Jules Breton,The last
Gleanings
グラッパは、圧搾したぶどうを表す「グラスパ」という言葉が少し変形してできたイタリア語です。また、1545年に存在したある諷刺家のペンネームでもあります。当時グラッパは、歯痛止めだけでなく媚薬として重宝がられていたのです。この諷刺家はその時代の性的慣行を冷笑したので、そのあだ名がついたといわれています。当時カトリック教会では、聖母マリアは耳に受胎したという説をとりました。よって、公の場では耳を被うことが求められた時代でした
イタリアを代表するグラッパは、少なくとも1500年の歴史があります。イタリア北部の農民がワイン醸造で残った絞り粕をいろいろ工夫したなかから生まれたものがグラッパです。グラッパ行商人はスティルを抱えて村中をまわりました。また、辛い農作業や厳しい冬を乗り切るためにはなくてはならないものでした。
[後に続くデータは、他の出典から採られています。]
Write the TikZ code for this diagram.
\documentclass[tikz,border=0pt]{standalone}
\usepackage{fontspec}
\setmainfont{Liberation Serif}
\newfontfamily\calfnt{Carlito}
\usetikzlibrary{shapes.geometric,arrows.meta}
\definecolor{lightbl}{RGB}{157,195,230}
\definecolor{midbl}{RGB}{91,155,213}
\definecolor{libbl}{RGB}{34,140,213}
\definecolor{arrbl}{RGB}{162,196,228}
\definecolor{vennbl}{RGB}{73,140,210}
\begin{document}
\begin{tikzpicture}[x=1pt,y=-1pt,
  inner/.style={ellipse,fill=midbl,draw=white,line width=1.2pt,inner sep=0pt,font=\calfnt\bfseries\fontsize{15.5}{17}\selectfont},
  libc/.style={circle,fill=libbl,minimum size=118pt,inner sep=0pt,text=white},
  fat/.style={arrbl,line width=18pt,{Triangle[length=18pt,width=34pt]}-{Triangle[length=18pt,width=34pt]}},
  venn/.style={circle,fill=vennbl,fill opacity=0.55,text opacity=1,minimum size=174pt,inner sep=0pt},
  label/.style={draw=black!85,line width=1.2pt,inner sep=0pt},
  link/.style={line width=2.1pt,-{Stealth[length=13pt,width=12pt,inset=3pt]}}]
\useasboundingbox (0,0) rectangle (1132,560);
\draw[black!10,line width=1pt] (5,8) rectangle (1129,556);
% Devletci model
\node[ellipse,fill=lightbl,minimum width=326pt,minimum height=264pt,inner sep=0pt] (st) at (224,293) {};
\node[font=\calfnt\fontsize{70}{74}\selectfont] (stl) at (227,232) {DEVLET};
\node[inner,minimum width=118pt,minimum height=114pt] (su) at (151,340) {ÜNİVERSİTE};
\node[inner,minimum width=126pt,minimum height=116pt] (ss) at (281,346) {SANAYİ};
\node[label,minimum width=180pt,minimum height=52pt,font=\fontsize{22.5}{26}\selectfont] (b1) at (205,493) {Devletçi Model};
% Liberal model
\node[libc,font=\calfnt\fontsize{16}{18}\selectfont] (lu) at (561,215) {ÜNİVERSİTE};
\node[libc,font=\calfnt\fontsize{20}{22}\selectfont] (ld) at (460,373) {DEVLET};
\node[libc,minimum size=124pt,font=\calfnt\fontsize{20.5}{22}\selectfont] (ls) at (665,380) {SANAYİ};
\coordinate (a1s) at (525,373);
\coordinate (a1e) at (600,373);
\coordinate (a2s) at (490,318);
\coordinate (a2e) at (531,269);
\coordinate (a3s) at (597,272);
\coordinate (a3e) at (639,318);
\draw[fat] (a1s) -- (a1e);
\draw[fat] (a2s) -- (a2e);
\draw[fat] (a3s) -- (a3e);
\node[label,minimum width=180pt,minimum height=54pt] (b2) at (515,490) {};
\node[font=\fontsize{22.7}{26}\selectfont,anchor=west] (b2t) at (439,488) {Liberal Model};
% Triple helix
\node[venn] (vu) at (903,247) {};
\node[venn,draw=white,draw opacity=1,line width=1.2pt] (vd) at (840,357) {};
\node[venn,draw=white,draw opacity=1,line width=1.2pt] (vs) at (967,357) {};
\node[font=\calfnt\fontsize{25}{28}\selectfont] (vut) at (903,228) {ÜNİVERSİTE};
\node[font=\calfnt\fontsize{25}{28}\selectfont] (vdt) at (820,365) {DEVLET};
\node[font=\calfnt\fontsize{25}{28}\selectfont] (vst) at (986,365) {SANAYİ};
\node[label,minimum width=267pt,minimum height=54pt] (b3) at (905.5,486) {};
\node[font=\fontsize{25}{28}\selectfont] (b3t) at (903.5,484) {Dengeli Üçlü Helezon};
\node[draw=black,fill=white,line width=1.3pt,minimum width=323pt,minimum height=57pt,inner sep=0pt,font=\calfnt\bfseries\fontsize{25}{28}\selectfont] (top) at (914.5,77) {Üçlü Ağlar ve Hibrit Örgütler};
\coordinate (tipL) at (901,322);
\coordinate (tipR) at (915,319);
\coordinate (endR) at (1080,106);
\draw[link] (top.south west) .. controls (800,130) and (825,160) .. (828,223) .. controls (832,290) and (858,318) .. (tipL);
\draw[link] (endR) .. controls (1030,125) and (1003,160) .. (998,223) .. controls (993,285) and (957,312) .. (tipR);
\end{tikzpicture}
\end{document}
最近ではおしゃれなブランデー-として紹介されるようになりましたが、これまでは灯油のような味がするなど貧しい農民の飲み物であるという印象が強かったのです。ところが本場イタリアでは、グラッパは一日中登場します。まずは、朝一番のコレット。これはエスプレッソにグラッパを少し入れた飲み物です。トラトリアではタンブラーに入れて冷蔵庫で冷やしていつでも飲めるようにしています。夜はグロラで夕食の楽しい一時を締めくくります。グロラは、平らな木のボールの周りに飲み口がついた器のことで、グランマニェ、コーヒー、そしてグラッパを入れて火をつけ、しばらくして蓋をしてから、これを順に回し飲みします。